The Circassians call themselves "Adeches," a name denoting a mountain ravine on the sea; but their neighbors call them "Tcherkesses," a name which well expresses the ferocity of their disposition, being derived from tsherk, to cut off, and kes, the head; and from this word is derived the name Circassians. They are divided into tribes. These tribes bear the names of certain rivers or districts, or of individual founders, and number altogether, it is said, 272,400 males. The only class of society is the military; every head of a family being obliged to protect, as well as cultivate, his own property. Among some of the tribes, however, there is a sort of nobility, but destitute of privilege or influence. Some have slaves, who are not natives, but captive and purchased strangers.

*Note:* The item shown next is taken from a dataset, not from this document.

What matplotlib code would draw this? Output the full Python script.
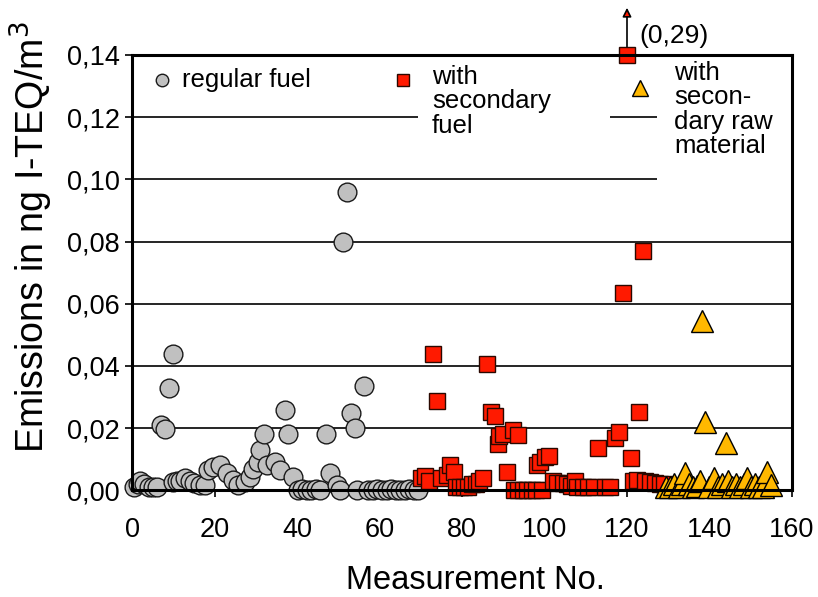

In former times the Circassians were governed by despotic princes; but since 1769 the government has been vested in a sort of senate or council of elders. Of these assemblies there is one in every sub-division of a tribe, but their deliberations must be confirmed by the general assembly of the people, which often over-rules the decisions of the councils. This state of things gives rise to continual bickerings, animosities, and deadly hatred among the tribes. In religion the Circassians are Mahomedans, but in moral character they are a set of lawless plunderers, who respect only those of their own tribe and lineage; and have long been a scourge to the inhabitants of the neighboring provinces. In external appearance, however, the Circassians are a remarkably fine race, and their women are reputed to be the most beautiful in the Caucasus.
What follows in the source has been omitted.